Windhoek — Police Inspector-General Sebastian Ndeitunga has sent a stern warning to former Dukwe refugees, saying that the law will be enforced on those trying to destabilise the security of the country.
Ndeitunga's warning follows a failed demonstration by Mishake Muyongo-led United Democratic Party (UDP) supporters who last week clashed with the Namibian police in Katima Mulilo after they attempted to hold a 'peaceful demonstration.' UDP is currently banned in Namibia for advocating for the secession of the former Caprivi region from Namibia.
Many of the people that participated in the demonstration that had to be halted by the Namibian police are Namibians who were recently voluntarily repatriated from the Dukwe refugee camp in Botswana where they have been sheltered for over 20 years.
"These people should not think that we have forgotten (about the secessionist uprising), there are families who are still mourning the loss of loved ones who died during secessionist attacks in Katima Mulilo on 2nd of August 1999," Ndeitunga said.

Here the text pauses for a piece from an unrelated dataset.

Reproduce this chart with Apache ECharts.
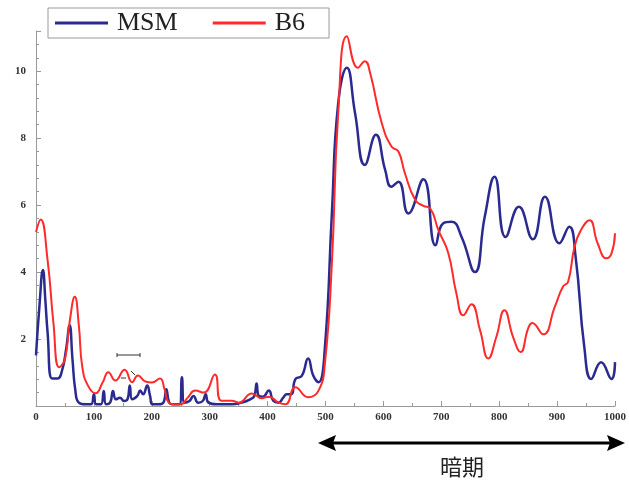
<!DOCTYPE html>
<html>
<head>
<meta charset="utf-8">
<style>html,body{margin:0;padding:0;background:#fff;}#c{width:629px;height:483px;}</style>
<script src="https://cdn.jsdelivr.net/npm/echarts@6/dist/echarts.min.js"></script>
</head>
<body>
<div id="c"></div>
<script>
const seriesNames = ['MSM', 'B6'];
const xTicks = [0, 100, 200, 300, 400, 500, 600, 700, 800, 900, 1000];
const yTicks = [2, 4, 6, 8, 10];
const msm = [[0,1.51],[6,3.0],[12,4.06],[16,3.2],[20,2.2],[28,0.82],[37,0.82],[45,1.06],[52,1.7],[58,2.41],[63,1.4],[68,0.46],[74,0.1],[85,0.05],[95,0.05],[100,0.35],[104,0.05],[112,0.05],[117,0.45],[121,0.05],[128,0.1],[133,0.45],[138,0.2],[145,0.25],[152,0.15],[158,0.2],[162,0.61],[166,0.2],[175,0.3],[180,0.46],[185,0.35],[192,0.61],[197,0.3],[201,0.05],[212,0.05],[220,0.1],[225,0.5],[230,0.1],[235,0.05],[248,0.05],[252,0.86],[256,0.1],[265,0.15],[272,0.3],[280,0.1],[288,0.15],[293,0.35],[298,0.1],[312,0.05],[338,0.05],[355,0.1],[370,0.2],[377,0.3],[381,0.67],[385,0.3],[392,0.28],[402,0.46],[410,0.15],[419,0.1],[427,0.25],[433,0.35],[441,0.35],[448,0.8],[459,0.9],[470,1.42],[479,0.9],[488,0.71],[499,1.76],[511,5.75],[522,9.05],[537,10.1],[551,8.75],[568,7.2],[587,8.1],[603,7.05],[614,6.55],[626,6.7],[643,5.75],[669,6.77],[690,4.8],[703,5.45],[718,5.5],[735,5.05],[758,4.0],[775,5.65],[792,6.85],[811,5.05],[834,5.95],[858,4.98],[879,6.25],[904,4.86],[921,5.35],[932,4.45],[947,1.76],[959,0.81],[976,1.31],[994,0.81],[1000,1.31]];
const b6 = [[0,5.2],[8,5.57],[20,4.36],[30,2.5],[40,1.16],[50,1.4],[58,2.5],[67,3.26],[74,2.4],[80,1.16],[90,0.6],[103,0.38],[115,0.7],[125,1.01],[137,0.76],[153,1.08],[166,0.71],[176,0.91],[189,0.73],[200,0.7],[214,0.82],[222,0.5],[229,0.11],[240,0.05],[250,0.05],[262,0.25],[275,0.46],[290,0.4],[309,0.94],[320,0.16],[338,0.16],[350,0.1],[373,0.37],[390,0.23],[402,0.28],[419,0.1],[431,0.05],[448,0.56],[470,0.26],[488,0.46],[499,1.27],[511,4.26],[522,8.76],[537,11.04],[556,10.1],[568,10.3],[577,9.95],[597,8.46],[614,7.75],[626,7.6],[637,6.96],[655,6.15],[669,5.98],[681,5.9],[695,5.25],[712,4.57],[726,3.37],[738,2.71],[752,3.04],[767,2.26],[781,1.42],[795,2.06],[809,2.86],[824,2.06],[837,1.61],[850,2.32],[857,2.48],[876,2.14],[896,2.96],[910,3.56],[919,3.71],[930,4.75],[941,5.25],[956,5.55],[970,4.86],[985,4.41],[994,4.56],[1000,5.16]];
const colors = ['#2b2a8f', '#ff2a2a'];
const periodLabel = '暗期';

const chart = echarts.init(document.getElementById('c'));
const labelFont = {fontFamily: 'Liberation Serif', fontWeight: 'bold', fontSize: 11, color: '#333'};
chart.setOption({
  animation: false,
  backgroundColor: '#fff',
  grid: {left: 36, right: 12, top: 31, bottom: 77},
  legend: {
    left: 48, top: 8,
    data: seriesNames,
    icon: 'rect', itemWidth: 53, itemHeight: 3, itemGap: 35,
    borderColor: '#999', borderWidth: 1,
    padding: [2, 24, 2, 7],
    textStyle: {fontFamily: 'Liberation Serif', fontSize: 26, color: '#222', padding: [0, 0, 0, 4]}
  },
  xAxis: {
    type: 'value', min: 0, max: 1000, interval: 100,
    axisLine: {lineStyle: {color: '#999', width: 1}},
    axisTick: {inside: true, length: 5, lineStyle: {color: '#999'}},
    minorTick: {show: true, splitNumber: 2, length: 3, lineStyle: {color: '#999'}},
    splitLine: {show: false},
    axisLabel: Object.assign({margin: 6, showMaxLabel: true,
      formatter: v => xTicks.indexOf(v) >= 0 ? String(v) : ''}, labelFont)
  },
  yAxis: {
    type: 'value', min: 0, max: 11.2, interval: 2,
    axisLine: {show: true, lineStyle: {color: '#999', width: 1}},
    axisTick: {show: true, inside: true, length: 5, lineStyle: {color: '#999'}},
    minorTick: {show: true, splitNumber: 5, length: 3, lineStyle: {color: '#999'}},
    splitLine: {show: false},
    axisLabel: Object.assign({margin: 10, showMinLabel: false, showMaxLabel: false,
      formatter: v => yTicks.indexOf(v) >= 0 ? String(v) : ''}, labelFont)
  },
  series: [
    {name: seriesNames[0], type: 'line', data: msm, smooth: 0.5, showSymbol: false,
     lineStyle: {color: colors[0], width: 2.5}, itemStyle: {color: colors[0]}},
    {name: seriesNames[1], type: 'line', data: b6, smooth: 0.5, showSymbol: false,
     lineStyle: {color: colors[1], width: 2}, itemStyle: {color: colors[1]}}
  ],
  graphic: [
    {type: 'line', shape: {x1: 330, y1: 443, x2: 613, y2: 443}, style: {stroke: '#000', lineWidth: 3}},
    {type: 'polygon', shape: {points: [[318, 443], [336, 435], [333, 443], [336, 451]]}, style: {fill: '#000'}},
    {type: 'polygon', shape: {points: [[625, 443], [607, 435], [610, 443], [607, 451]]}, style: {fill: '#000'}},
    {type: 'text', x: 462, y: 467, style: {text: periodLabel, font: '22px "Noto Sans CJK JP"', fill: '#222', align: 'center', verticalAlign: 'middle'}},
    {type: 'line', shape: {x1: 117, y1: 355, x2: 140, y2: 355}, style: {stroke: '#333', lineWidth: 1}},
    {type: 'line', shape: {x1: 117, y1: 353, x2: 117, y2: 357}, style: {stroke: '#333', lineWidth: 1}},
    {type: 'line', shape: {x1: 140, y1: 353, x2: 140, y2: 357}, style: {stroke: '#333', lineWidth: 1}},
    {type: 'line', shape: {x1: 121, y1: 378, x2: 126, y2: 378}, style: {stroke: '#333', lineWidth: 1}},
    {type: 'line', shape: {x1: 131, y1: 371, x2: 135, y2: 375}, style: {stroke: '#333', lineWidth: 1}}
  ]
});
</script>
</body>
</html>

"The issue of Caprivi is a closed case, as an internal law agency, we will not tolerate people who are here to provoke peace, we will not allow anyone to bring up cases that was dealt with in a court of law, we will not look at them as Christmas trees," Ndeitunga added.
"We don't have a problem with people expressing their feelings or ideas freely but this particular demonstration we will not allow, these people are provoking peace, we have people in prisons because they committed high treason and we cannot allow people outside to demonstrate about the same issue," he said.
The seemingly pro-secessionist group on Monday last week attempted to march to the office of the Zambezi regional governor, Lawrence Sampofu, to hand over a petition listing their demands on government.
The group and their sympathisers, particularly members of the Caprivi Concerned Group (CCG), under the umbrella of the outlawed UDP, gathered at the Katima Mulilo open market in an attempt to march to the governor's office.
The demonstrators' plans were quashed when heavily armed members of the Namibian police intercepted them and ordered them to disperse.
According to UDP chairperson Bothman Ntesa, they approached the station commander's office to give their notice for the planned demonstration, but they were reportedly cold-shouldered.
"They are claiming that we did not follow the correct procedures of getting the response, of which we did, because I have the knowledge of us taking the date notice to the regional office," said Ntesa.
He added that despite doing all they were told to do, they were not given feedback. Ntesa said they will regroup and look for a way forward.
"We will follow the correct procedures. We have not stopped, we are still following the correct procedures."
The group's petition said the demonstration on Monday is a reaffirmation of the position of the UDP members that "Caprivi Strip is legally not part of Namibia and that the majority of Caprivians want Caprivi to be free and independent as they have the right to self-determination."
Nampa also quoted Ntesa as saying: "We want the world to hear our cry because since we went to Botswana in 1998, we have been communicating to the Namibian government to resolve the Caprivi political dispute peacefully through a dialogue and referendum, but the Namibian government hasn't allowed us to do that up to date."